Produce an exact copy of all the data below, dropping every image.

Material provided:
++++

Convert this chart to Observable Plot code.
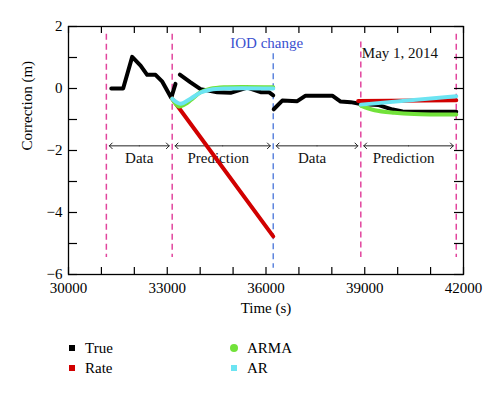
<!DOCTYPE html>
<html>
<head>
<meta charset="utf-8">
<script src="https://cdn.jsdelivr.net/npm/d3@7"></script>
<script src="https://cdn.jsdelivr.net/npm/@observablehq/plot@0.6"></script>
<style>
  body { margin: 0; background: white; }
  #chart { width: 500px; }
  .legend { position: relative; width: 500px; height: 70px; font-family: "Liberation Serif", serif; font-size: 15px; color: #000; }
  .legend .item { position: absolute; display: flex; align-items: center; height: 20px; }
  .legend .sw { width: 6px; height: 6px; margin-right: 10px; }
  .legend .sw.circle { width: 8px; height: 8px; border-radius: 50%; margin-left: -1px; margin-right: 9px; }
</style>
</head>
<body>
<div id="chart"></div>
<script>
// ---- data ----
const xTickLabels = [30000, 33000, 36000, 39000, 42000];
const xMinorTicks = [30000, 31000, 32000, 33000, 34000, 35000, 36000, 37000, 38000, 39000, 40000, 41000, 42000];
const yTickLabels = [-6, -4, -2, 0, 2];
const yMinorTicks = [-6, -5, -4, -3, -2, -1, 0, 1, 2];

// True (null breaks the line)
const trueTime  = [31300, 31660, 31935, 32190, 32390, 32645, 32850, 33120, 33250, 33300,
                   33383, 33708, 34012, 34519, 34924, 35431, 35836, 36088, 36220, 36225,
                   36235, 36495, 36950, 37204, 38014, 38267, 38571, 38880, 39400, 39850, 40150, 41780];
const trueValue = [0.0, 0.0, 1.02, 0.74, 0.44, 0.44, 0.22, -0.3, 0.15, null,
                   0.45, 0.2, -0.02, -0.12, -0.14, 0.03, -0.12, -0.12, -0.22, null,
                   -0.67, -0.39, -0.41, -0.23, -0.23, -0.42, -0.44, -0.5, -0.53, -0.68, -0.74, -0.75];

// Rate
const rateTime  = [33150, 36220, 37000, 38800, 41780];
const rateValue = [-0.33, -4.77, null, -0.4, -0.38];

// ARMA
const armaTime  = [33150, 33350, 33550, 33708, 34012, 34316, 34721, 36220, 37000,
                   38880, 39300, 39900, 40500, 41780];
const armaValue = [-0.33, -0.58, -0.5, -0.38, -0.12, -0.01, 0.04, 0.04, null,
                   -0.55, -0.7, -0.78, -0.82, -0.84];

// AR
const arTime  = [33150, 33400, 33708, 34012, 34316, 34721, 36220, 37000, 38880, 41780];
const arValue = [-0.33, -0.49, -0.33, -0.13, -0.04, 0.0, 0.0, null, -0.52, -0.25];

// vertical dashed markers
const vlineTime   = [31150, 33150, 36220, 38880, 41780];
const vlineTop    = [1.75, 1.75, 1.12, 1.5, 1.75];
const vlineBottom = [-5.45, -5.45, -5.8, -5.45, -5.45];
const vlineKind   = ["pink", "pink", "blue", "pink", "pink"];

// period arrows & labels
const spanStart = [31150, 33150, 36220, 38880];
const spanEnd   = [33150, 36220, 38880, 41780];
const spanLabel = ["Data", "Prediction", "Data", "Prediction"];
const spanLabelX = [32150, 34550, 37400, 40180];
const spanArrowY = -1.85;
const spanLabelY = -2.25;

const legendNames = ["True", "Rate", "ARMA", "AR"];
const legendColors = ["#000000", "#d10000", "#72e23a", "#6ce4f2"];

// ---- build ----
const colors = {True: legendColors[0], Rate: legendColors[1], ARMA: legendColors[2], AR: legendColors[3]};
const vColors = {pink: "#e2469e", blue: "#5f86de"};
const fmt = d3.format("d");

const W = 500, H = 325, mL = 68, mR = 37, mT = 26, mB = 51;
const pw = W - mL - mR, ph = H - mT - mB;

const series = (t, v) => t.map((x, i) => ({x, y: v[i]}));
const vlines = vlineTime.map((x, i) => ({x, y1: vlineTop[i], y2: vlineBottom[i], kind: vlineKind[i]}));
const arrows = [];
spanStart.forEach((s, i) => {
  const m = (s + spanEnd[i]) / 2;
  arrows.push({x1: m, x2: s}, {x1: m, x2: spanEnd[i]});
});
const labels = spanLabel.map((t, i) => ({x: spanLabelX[i], y: spanLabelY, t}));

const chart = Plot.plot({
  width: W, height: H,
  marginLeft: mL, marginRight: mR, marginTop: mT, marginBottom: mB,
  x: {domain: [30000, 42000]},
  y: {domain: [-6, 2]},
  style: {fontFamily: "Liberation Serif, serif", fontSize: "15px", background: "white", color: "black"},
  marks: [
    Plot.ruleX(vlines, {x: "x", y1: "y1", y2: "y2", stroke: d => vColors[d.kind], strokeWidth: 1.5, strokeDasharray: "6,4"}),
    Plot.arrow(arrows, {x1: "x1", x2: "x2", y1: spanArrowY, y2: spanArrowY, stroke: "#222", strokeWidth: 1, headLength: 6, headAngle: 90, insetEnd: 3}),
    Plot.text(labels, {x: "x", y: "y", text: "t", fontSize: 15, fill: "#111"}),
    Plot.line(series(trueTime, trueValue), {x: "x", y: "y", stroke: colors.True, strokeWidth: 4, strokeLinejoin: "round"}),
    Plot.line(series(rateTime, rateValue), {x: "x", y: "y", stroke: colors.Rate, strokeWidth: 4}),
    Plot.line(series(armaTime, armaValue), {x: "x", y: "y", stroke: colors.ARMA, strokeWidth: 4, curve: "catmull-rom"}),
    Plot.line(series(arTime, arValue), {x: "x", y: "y", stroke: colors.AR, strokeWidth: 4, curve: "catmull-rom"}),
    Plot.text(["IOD change"], {x: 36020, y: 1.45, fill: "#3a50cf", fontSize: 15}),
    Plot.text(["May 1, 2014"], {x: 38880, y: 1.15, dx: 1, textAnchor: "start", fill: "#111", fontSize: 15}),
    // inward ticks
    Plot.tickX(xMinorTicks, {x: d => d, insetTop: ph - 7, stroke: "black", strokeWidth: 1.2}),
    Plot.tickX(xMinorTicks, {x: d => d, insetBottom: ph - 7, stroke: "black", strokeWidth: 1.2}),
    Plot.tickY(yMinorTicks, {y: d => d, insetRight: pw - 9, stroke: "black", strokeWidth: 1.2}),
    Plot.tickY(yMinorTicks, {y: d => d, insetLeft: pw - 9, stroke: "black", strokeWidth: 1.2}),
    Plot.axisX(xTickLabels, {tickSize: 0, tickPadding: 8, tickFormat: fmt, label: null, fontSize: 15}),
    Plot.axisY(yTickLabels, {tickSize: 0, tickPadding: 6, tickFormat: fmt, label: null, fontSize: 15}),
    Plot.text(["Time (s)"], {frameAnchor: "bottom", dy: 38, fontSize: 15}),
    Plot.text(["Correction (m)"], {frameAnchor: "left", dx: -41, rotate: -90, fontSize: 15}),
    Plot.frame({stroke: "black", strokeWidth: 1.3})
  ]
});
document.getElementById("chart").appendChild(chart);

// legend
const legend = document.createElement("div");
legend.className = "legend";
const pos = [[69, 13], [69, 33], [231, 13], [231, 33]];
legendNames.forEach((name, i) => {
  const item = document.createElement("div");
  item.className = "item";
  item.style.left = pos[i][0] + "px";
  item.style.top = pos[i][1] + "px";
  const sw = document.createElement("span");
  sw.className = "sw" + (name === "ARMA" ? " circle" : "");
  sw.style.background = legendColors[i];
  const tx = document.createElement("span");
  tx.textContent = name;
  item.appendChild(sw);
  item.appendChild(tx);
  legend.appendChild(item);
});
document.body.appendChild(legend);
</script>
</body>
</html>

++++

The response:
Convert this chart to Observable Plot code.
<!DOCTYPE html>
<html>
<head>
<meta charset="utf-8">
<script src="https://cdn.jsdelivr.net/npm/d3@7"></script>
<script src="https://cdn.jsdelivr.net/npm/@observablehq/plot@0.6"></script>
<style>
  body { margin: 0; background: white; }
  #chart { width: 500px; }
  .legend { position: relative; width: 500px; height: 70px; font-family: "Liberation Serif", serif; font-size: 15px; color: #000; }
  .legend .item { position: absolute; display: flex; align-items: center; height: 20px; }
  .legend .sw { width: 6px; height: 6px; margin-right: 10px; }
  .legend .sw.circle { width: 8px; height: 8px; border-radius: 50%; margin-left: -1px; margin-right: 9px; }
</style>
</head>
<body>
<div id="chart"></div>
<script>
// ---- data ----
const xTickLabels = [30000, 33000, 36000, 39000, 42000];
const xMinorTicks = [30000, 31000, 32000, 33000, 34000, 35000, 36000, 37000, 38000, 39000, 40000, 41000, 42000];
const yTickLabels = [-6, -4, -2, 0, 2];
const yMinorTicks = [-6, -5, -4, -3, -2, -1, 0, 1, 2];

// True (null breaks the line)
const trueTime  = [31300, 31660, 31935, 32190, 32390, 32645, 32850, 33120, 33250, 33300,
                   33383, 33708, 34012, 34519, 34924, 35431, 35836, 36088, 36220, 36225,
                   36235, 36495, 36950, 37204, 38014, 38267, 38571, 38880, 39400, 39850, 40150, 41780];
const trueValue = [0.0, 0.0, 1.02, 0.74, 0.44, 0.44, 0.22, -0.3, 0.15, null,
                   0.45, 0.2, -0.02, -0.12, -0.14, 0.03, -0.12, -0.12, -0.22, null,
                   -0.67, -0.39, -0.41, -0.23, -0.23, -0.42, -0.44, -0.5, -0.53, -0.68, -0.74, -0.75];

// Rate
const rateTime  = [33150, 36220, 37000, 38800, 41780];
const rateValue = [-0.33, -4.77, null, -0.4, -0.38];

// ARMA
const armaTime  = [33150, 33350, 33550, 33708, 34012, 34316, 34721, 36220, 37000,
                   38880, 39300, 39900, 40500, 41780];
const armaValue = [-0.33, -0.58, -0.5, -0.38, -0.12, -0.01, 0.04, 0.04, null,
                   -0.55, -0.7, -0.78, -0.82, -0.84];

// AR
const arTime  = [33150, 33400, 33708, 34012, 34316, 34721, 36220, 37000, 38880, 41780];
const arValue = [-0.33, -0.49, -0.33, -0.13, -0.04, 0.0, 0.0, null, -0.52, -0.25];

// vertical dashed markers
const vlineTime   = [31150, 33150, 36220, 38880, 41780];
const vlineTop    = [1.75, 1.75, 1.12, 1.5, 1.75];
const vlineBottom = [-5.45, -5.45, -5.8, -5.45, -5.45];
const vlineKind   = ["pink", "pink", "blue", "pink", "pink"];

// period arrows & labels
const spanStart = [31150, 33150, 36220, 38880];
const spanEnd   = [33150, 36220, 38880, 41780];
const spanLabel = ["Data", "Prediction", "Data", "Prediction"];
const spanLabelX = [32150, 34550, 37400, 40180];
const spanArrowY = -1.85;
const spanLabelY = -2.25;

const legendNames = ["True", "Rate", "ARMA", "AR"];
const legendColors = ["#000000", "#d10000", "#72e23a", "#6ce4f2"];

// ---- build ----
const colors = {True: legendColors[0], Rate: legendColors[1], ARMA: legendColors[2], AR: legendColors[3]};
const vColors = {pink: "#e2469e", blue: "#5f86de"};
const fmt = d3.format("d");

const W = 500, H = 325, mL = 68, mR = 37, mT = 26, mB = 51;
const pw = W - mL - mR, ph = H - mT - mB;

const series = (t, v) => t.map((x, i) => ({x, y: v[i]}));
const vlines = vlineTime.map((x, i) => ({x, y1: vlineTop[i], y2: vlineBottom[i], kind: vlineKind[i]}));
const arrows = [];
spanStart.forEach((s, i) => {
  const m = (s + spanEnd[i]) / 2;
  arrows.push({x1: m, x2: s}, {x1: m, x2: spanEnd[i]});
});
const labels = spanLabel.map((t, i) => ({x: spanLabelX[i], y: spanLabelY, t}));

const chart = Plot.plot({
  width: W, height: H,
  marginLeft: mL, marginRight: mR, marginTop: mT, marginBottom: mB,
  x: {domain: [30000, 42000]},
  y: {domain: [-6, 2]},
  style: {fontFamily: "Liberation Serif, serif", fontSize: "15px", background: "white", color: "black"},
  marks: [
    Plot.ruleX(vlines, {x: "x", y1: "y1", y2: "y2", stroke: d => vColors[d.kind], strokeWidth: 1.5, strokeDasharray: "6,4"}),
    Plot.arrow(arrows, {x1: "x1", x2: "x2", y1: spanArrowY, y2: spanArrowY, stroke: "#222", strokeWidth: 1, headLength: 6, headAngle: 90, insetEnd: 3}),
    Plot.text(labels, {x: "x", y: "y", text: "t", fontSize: 15, fill: "#111"}),
    Plot.line(series(trueTime, trueValue), {x: "x", y: "y", stroke: colors.True, strokeWidth: 4, strokeLinejoin: "round"}),
    Plot.line(series(rateTime, rateValue), {x: "x", y: "y", stroke: colors.Rate, strokeWidth: 4}),
    Plot.line(series(armaTime, armaValue), {x: "x", y: "y", stroke: colors.ARMA, strokeWidth: 4, curve: "catmull-rom"}),
    Plot.line(series(arTime, arValue), {x: "x", y: "y", stroke: colors.AR, strokeWidth: 4, curve: "catmull-rom"}),
    Plot.text(["IOD change"], {x: 36020, y: 1.45, fill: "#3a50cf", fontSize: 15}),
    Plot.text(["May 1, 2014"], {x: 38880, y: 1.15, dx: 1, textAnchor: "start", fill: "#111", fontSize: 15}),
    // inward ticks
    Plot.tickX(xMinorTicks, {x: d => d, insetTop: ph - 7, stroke: "black", strokeWidth: 1.2}),
    Plot.tickX(xMinorTicks, {x: d => d, insetBottom: ph - 7, stroke: "black", strokeWidth: 1.2}),
    Plot.tickY(yMinorTicks, {y: d => d, insetRight: pw - 9, stroke: "black", strokeWidth: 1.2}),
    Plot.tickY(yMinorTicks, {y: d => d, insetLeft: pw - 9, stroke: "black", strokeWidth: 1.2}),
    Plot.axisX(xTickLabels, {tickSize: 0, tickPadding: 8, tickFormat: fmt, label: null, fontSize: 15}),
    Plot.axisY(yTickLabels, {tickSize: 0, tickPadding: 6, tickFormat: fmt, label: null, fontSize: 15}),
    Plot.text(["Time (s)"], {frameAnchor: "bottom", dy: 38, fontSize: 15}),
    Plot.text(["Correction (m)"], {frameAnchor: "left", dx: -41, rotate: -90, fontSize: 15}),
    Plot.frame({stroke: "black", strokeWidth: 1.3})
  ]
});
document.getElementById("chart").appendChild(chart);

// legend
const legend = document.createElement("div");
legend.className = "legend";
const pos = [[69, 13], [69, 33], [231, 13], [231, 33]];
legendNames.forEach((name, i) => {
  const item = document.createElement("div");
  item.className = "item";
  item.style.left = pos[i][0] + "px";
  item.style.top = pos[i][1] + "px";
  const sw = document.createElement("span");
  sw.className = "sw" + (name === "ARMA" ? " circle" : "");
  sw.style.background = legendColors[i];
  const tx = document.createElement("span");
  tx.textContent = name;
  item.appendChild(sw);
  item.appendChild(tx);
  legend.appendChild(item);
});
document.body.appendChild(legend);
</script>
</body>
</html>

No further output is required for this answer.